7. Recency effects pointing at heavyup on specific days of the week. This would become important if it were determined in a particular case that the homes most likely to sales-respond tend to shop more on a specific day of the week, in which case the ads ought to be scheduled to hit those homes a day or two before the shopping trip.

8. We invite readers to indicate other variables not already included in the ones we have identified. Note however that we have purposely excluded commercial recall engagement, eyes-on and other interim measures of effectiveness since these would net out in ROI (variables 4 and 5 above) and their application as additional variables would be a form of double-counting that could move the optimized solution away from the maximum ROI.

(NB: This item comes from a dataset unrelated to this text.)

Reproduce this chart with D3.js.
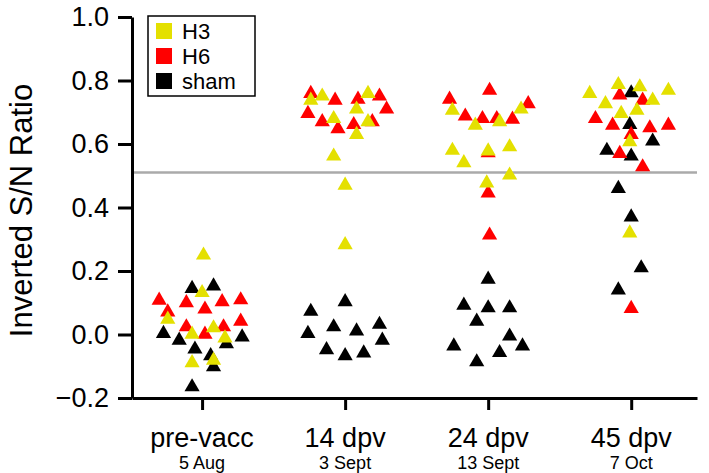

So the optimization possible today with the hardest data available for each variable would use NMR and TRA together with media cost data. It has struck some people as ironic that TRA, while introducing scalable singlesource, is actually recommending the use of multiple sources, i.e. NMR as well as TRA. This is simply a matter of using the best data one has for each variable. Sure, it would be nice if you could get all the data – even the actual cost which will always be impossible – from one source. It would be more convenient and it would be neat, appealing to the OCD in each of us. But it is not essential. What is essential is making the best decisions, because to do otherwise costs money that can affect companies and the lives of the people running those companies.